**WHAT IS ASKED**:
Leaving out all pictures, copy exactly the lines from the one containing "Output the Python" down to the one containing "from matplotlib.ticker import", both of them included.

[Entries with chart source code]
= = = = =
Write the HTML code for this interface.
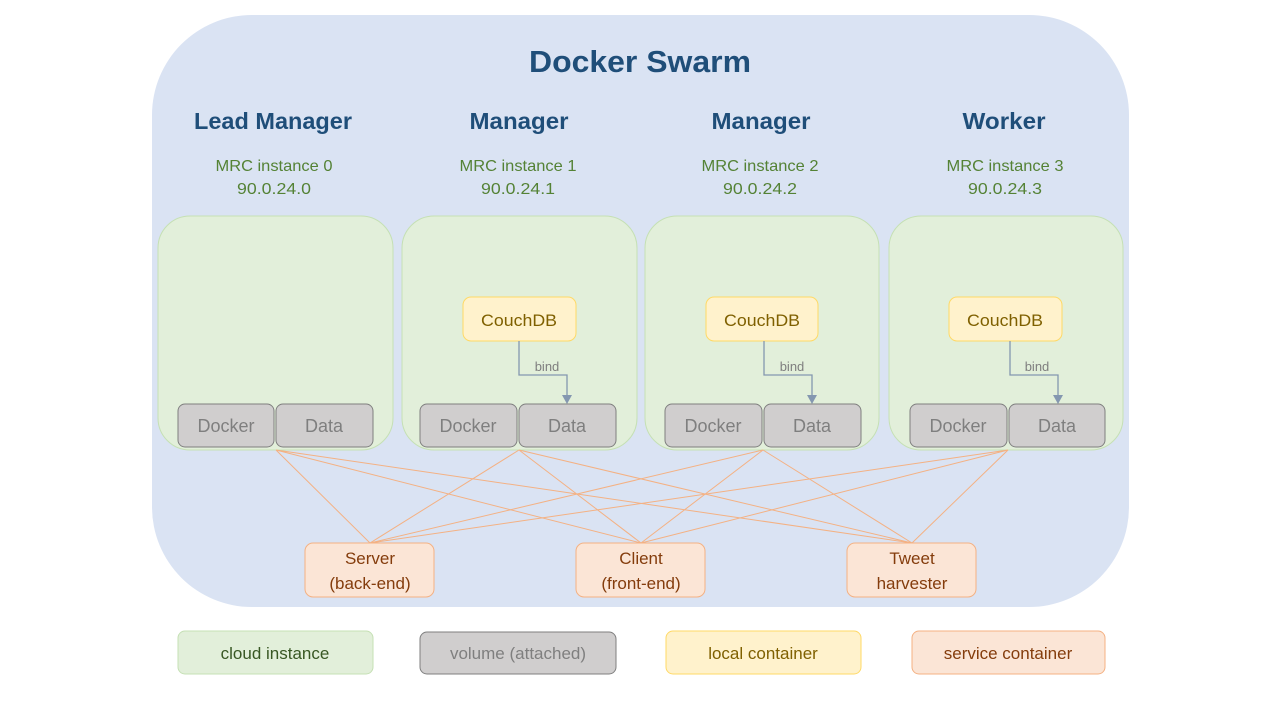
<!DOCTYPE html>
<html><head><meta charset="utf-8"><style>
html,body{margin:0;padding:0;background:#fff;}
svg{display:block;font-family:"Liberation Sans",sans-serif;}
</style></head><body>
<svg width="1280" height="720" viewBox="0 0 1280 720" xmlns="http://www.w3.org/2000/svg">
<rect x="152" y="15" width="977" height="592" rx="100" ry="100" fill="#dae3f3"/>
<text x="640" y="72" text-anchor="middle" font-size="31" font-weight="bold" fill="#1f4e79" textLength="222" lengthAdjust="spacingAndGlyphs">Docker Swarm</text>
<g font-size="23" font-weight="bold" fill="#1f4e79" text-anchor="middle">
<text x="273" y="129" textLength="158" lengthAdjust="spacingAndGlyphs">Lead Manager</text>
<text x="519" y="129" textLength="99" lengthAdjust="spacingAndGlyphs">Manager</text>
<text x="761" y="129" textLength="99" lengthAdjust="spacingAndGlyphs">Manager</text>
<text x="1004" y="129" textLength="83" lengthAdjust="spacingAndGlyphs">Worker</text>
</g>
<g font-size="16" fill="#548235" text-anchor="middle">
<text x="274" y="171" textLength="117" lengthAdjust="spacingAndGlyphs">MRC instance 0</text>
<text x="274" y="194" textLength="74" lengthAdjust="spacingAndGlyphs">90.0.24.0</text>
<text x="518" y="171" textLength="117" lengthAdjust="spacingAndGlyphs">MRC instance 1</text>
<text x="518" y="194" textLength="74" lengthAdjust="spacingAndGlyphs">90.0.24.1</text>
<text x="760" y="171" textLength="117" lengthAdjust="spacingAndGlyphs">MRC instance 2</text>
<text x="760" y="194" textLength="74" lengthAdjust="spacingAndGlyphs">90.0.24.2</text>
<text x="1005" y="171" textLength="117" lengthAdjust="spacingAndGlyphs">MRC instance 3</text>
<text x="1005" y="194" textLength="74" lengthAdjust="spacingAndGlyphs">90.0.24.3</text>
</g>
<g fill="#e2efda" stroke="#c5e0b4" stroke-width="1">
<rect x="158" y="216" width="235" height="234" rx="32"/>
<rect x="402" y="216" width="235" height="234" rx="32"/>
<rect x="645" y="216" width="234" height="234" rx="32"/>
<rect x="889" y="216" width="234" height="234" rx="32"/>
</g>
<g fill="#fff2cc" stroke="#ffd966" stroke-width="1">
<rect x="463" y="297" width="113" height="44" rx="8"/>
<rect x="706" y="297" width="112" height="44" rx="8"/>
<rect x="949" y="297" width="113" height="44" rx="8"/>
</g>
<g font-size="17" fill="#7f6000" text-anchor="middle">
<text x="519" y="326" textLength="76" lengthAdjust="spacingAndGlyphs">CouchDB</text>
<text x="762" y="326" textLength="76" lengthAdjust="spacingAndGlyphs">CouchDB</text>
<text x="1005" y="326" textLength="76" lengthAdjust="spacingAndGlyphs">CouchDB</text>
</g>
<g fill="none" stroke="#8497b0" stroke-width="1.3">
<path d="M519 341 V375 H567 V397"/>
<path d="M764 341 V375 H812 V397"/>
<path d="M1010 341 V375 H1058 V397"/>
</g>
<g fill="#8497b0">
<path d="M562 395 L572 395 L567 404 Z"/>
<path d="M807 395 L817 395 L812 404 Z"/>
<path d="M1053 395 L1063 395 L1058 404 Z"/>
</g>
<g font-size="13" fill="#7f7f7f" text-anchor="middle">
<text x="547" y="371">bind</text>
<text x="792" y="371">bind</text>
<text x="1037" y="371">bind</text>
</g>
<g fill="#d0cece" stroke="#7f7f7f" stroke-width="1">
<rect x="178" y="404" width="96" height="43" rx="7"/>
<rect x="276" y="404" width="97" height="43" rx="7"/>
<rect x="420" y="404" width="97" height="43" rx="7"/>
<rect x="519" y="404" width="97" height="43" rx="7"/>
<rect x="665" y="404" width="97" height="43" rx="7"/>
<rect x="764" y="404" width="97" height="43" rx="7"/>
<rect x="910" y="404" width="97" height="43" rx="7"/>
<rect x="1009" y="404" width="96" height="43" rx="7"/>
</g>
<g font-size="18" fill="#7f7f7f" text-anchor="middle">
<text x="226" y="432">Docker</text><text x="324" y="432">Data</text>
<text x="468" y="432">Docker</text><text x="567" y="432">Data</text>
<text x="713" y="432">Docker</text><text x="812" y="432">Data</text>
<text x="958" y="432">Docker</text><text x="1057" y="432">Data</text>
</g>
<g stroke="#f4b183" stroke-width="1" fill="none">
<path d="M276 450 L370 543 M276 450 L641 543 M276 450 L912 543"/>
<path d="M519 450 L370 543 M519 450 L641 543 M519 450 L912 543"/>
<path d="M763 450 L370 543 M763 450 L641 543 M763 450 L912 543"/>
<path d="M1008 450 L370 543 M1008 450 L641 543 M1008 450 L912 543"/>
</g>
<g fill="#fbe5d6" stroke="#f4b183" stroke-width="1">
<rect x="305" y="543" width="129" height="54" rx="8"/>
<rect x="576" y="543" width="129" height="54" rx="8"/>
<rect x="847" y="543" width="129" height="54" rx="8"/>
</g>
<g font-size="17" fill="#843c0c" text-anchor="middle">
<text x="370" y="564">Server</text><text x="370" y="589">(back-end)</text>
<text x="641" y="564">Client</text><text x="641" y="589">(front-end)</text>
<text x="912" y="564">Tweet</text><text x="912" y="589">harvester</text>
</g>
<rect x="178" y="631" width="195" height="43" rx="7" fill="#e2efda" stroke="#c5e0b4"/>
<rect x="420" y="632" width="196" height="42" rx="7" fill="#d0cece" stroke="#7f7f7f"/>
<rect x="666" y="631" width="195" height="43" rx="7" fill="#fff2cc" stroke="#ffd966"/>
<rect x="912" y="631" width="193" height="43" rx="7" fill="#fbe5d6" stroke="#f4b183"/>
<g font-size="17" text-anchor="middle">
<text x="275" y="659" fill="#385723">cloud instance</text>
<text x="518" y="659" fill="#7f7f7f">volume (attached)</text>
<text x="763" y="659" fill="#7f6000">local container</text>
<text x="1008" y="659" fill="#843c0c">service  container</text>
</g>
</svg>
</body></html>
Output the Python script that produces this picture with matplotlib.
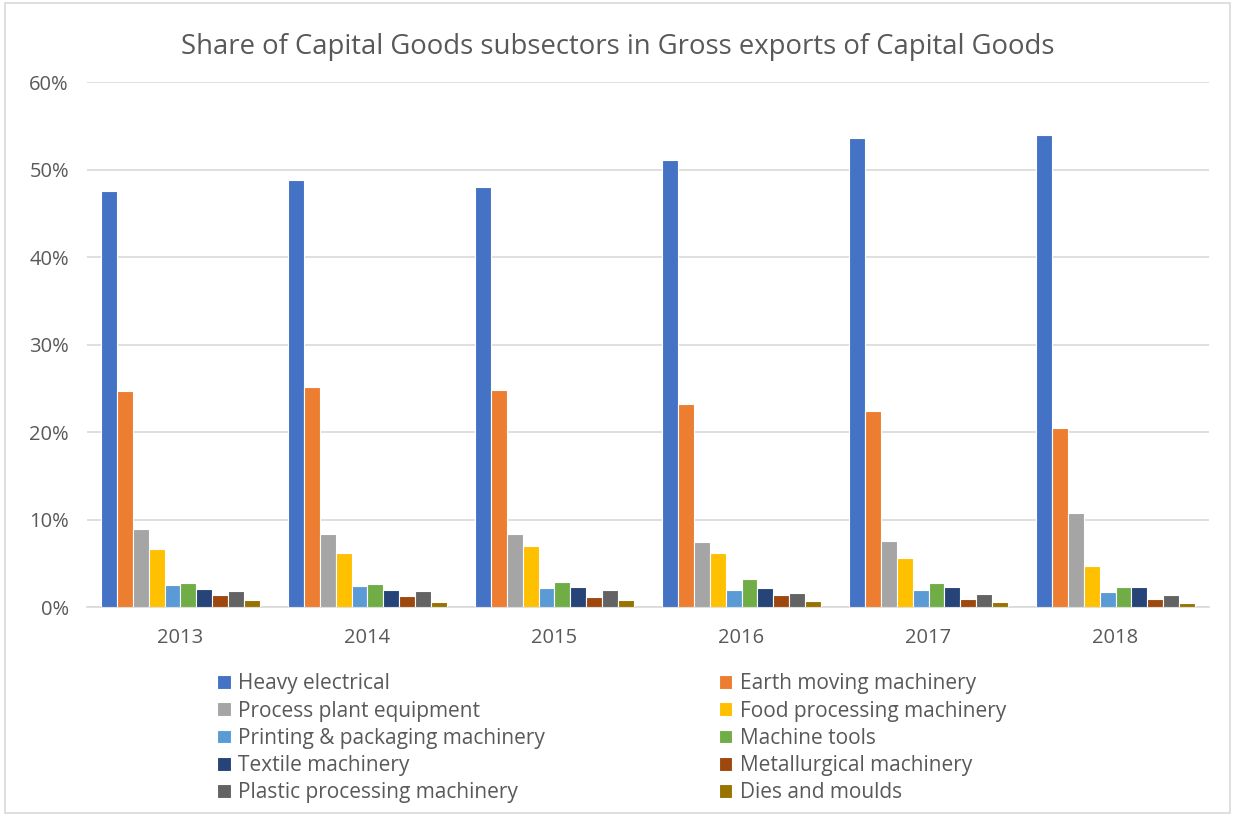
import numpy as np
import matplotlib
matplotlib.use('Agg')
import matplotlib.pyplot as plt
from matplotlib.patches import Rectangle
from matplotlib.ticker import PercentFormatter

# shares (%)
YEARS = ['2013', '2014', '2015', '2016', '2017', '2018']
HEAVY_ELECTRICAL = [47.6, 48.8, 48.0, 51.1, 53.6, 53.9]
EARTH_MOVING = [24.7, 25.1, 24.8, 23.2, 22.4, 20.5]
PROCESS_PLANT = [8.9, 8.3, 8.3, 7.4, 7.5, 10.7]
FOOD_PROCESSING = [6.6, 6.2, 7.0, 6.2, 5.6, 4.7]
PRINTING_PACKAGING = [2.55, 2.37, 2.13, 1.9, 1.9, 1.75]
MACHINE_TOOLS = [2.7, 2.63, 2.86, 3.2, 2.7, 2.25]
TEXTILE = [2.06, 1.98, 2.29, 2.17, 2.25, 2.32]
METALLURGICAL = [1.37, 1.26, 1.1, 1.37, 0.95, 0.88]
PLASTIC_PROCESSING = [1.83, 1.83, 1.9, 1.6, 1.49, 1.34]
DIES_MOULDS = [0.77, 0.57, 0.77, 0.69, 0.57, 0.49]

SERIES = [
    ('Heavy electrical', HEAVY_ELECTRICAL, '#4472C4'),
    ('Earth moving machinery', EARTH_MOVING, '#ED7D31'),
    ('Process plant equipment', PROCESS_PLANT, '#A5A5A5'),
    ('Food processing machinery', FOOD_PROCESSING, '#FFC000'),
    ('Printing & packaging machinery', PRINTING_PACKAGING, '#5B9BD5'),
    ('Machine tools', MACHINE_TOOLS, '#70AD47'),
    ('Textile machinery', TEXTILE, '#264478'),
    ('Metallurgical machinery', METALLURGICAL, '#9E480E'),
    ('Plastic processing machinery', PLASTIC_PROCESSING, '#636363'),
    ('Dies and moulds', DIES_MOULDS, '#997300'),
]

TXT = '#595959'
plt.rcParams['font.family'] = ['Open Sans', 'DejaVu Sans']

fig = plt.figure(figsize=(12.35, 8.16), dpi=100)
ax = fig.add_axes([0.0704, 0.2561, 0.9086, 0.6434])

x = np.arange(len(YEARS))
n = len(SERIES)
group = 0.85
w = group / n
handles = []
for i, (name, vals, col) in enumerate(SERIES):
    pos = x - group / 2 + w * (i + 0.5)
    b = ax.bar(pos, vals, width=w, color=col, edgecolor='white',
               linewidth=0.8, label=name, zorder=3)
    handles.append(b)

ax.set_xlim(-0.5, len(YEARS) - 0.5)
ax.set_ylim(0, 60)
ax.set_yticks(np.arange(0, 61, 10))
ax.yaxis.set_major_formatter(PercentFormatter(decimals=0))
ax.grid(axis='y', color='#D9D9D9', lw=1.2, zorder=0)
for s in ('top', 'right', 'left'):
    ax.spines[s].set_visible(False)
ax.spines['bottom'].set_color('#D9D9D9')
ax.spines['bottom'].set_linewidth(1.2)
ax.set_xticks(x)
ax.set_xticklabels(YEARS)
ax.tick_params(axis='both', length=0, labelsize=14.5, colors=TXT)
ax.tick_params(axis='x', pad=15)
ax.tick_params(axis='y', pad=13)

fig.text(0.5, 0.942, 'Share of Capital Goods subsectors in Gross exports of Capital Goods',
         ha='center', va='center', fontsize=19.8, color=TXT)

order = [0, 2, 4, 6, 8, 1, 3, 5, 7, 9]
fig.legend([handles[i] for i in order], [SERIES[i][0] for i in order],
           ncol=2, loc='upper left', bbox_to_anchor=(0.1675, 0.1876),
           frameon=False, fontsize=15, labelcolor=TXT,
           handlelength=0.65, handleheight=0.65, handletextpad=0.35,
           labelspacing=0.30, columnspacing=8.35, borderpad=0)

fig.add_artist(Rectangle((0.004, 0.004), 0.992, 0.992, transform=fig.transFigure,
                         fill=False, edgecolor='#D9D9D9', lw=1.2))

fig.savefig('out.png', dpi=100)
= = = = =
**SOLUTION**:
Output the Python script that produces this picture with matplotlib.
import numpy as np
import matplotlib
matplotlib.use('Agg')
import matplotlib.pyplot as plt
from matplotlib.patches import Rectangle
from matplotlib.ticker import PercentFormatter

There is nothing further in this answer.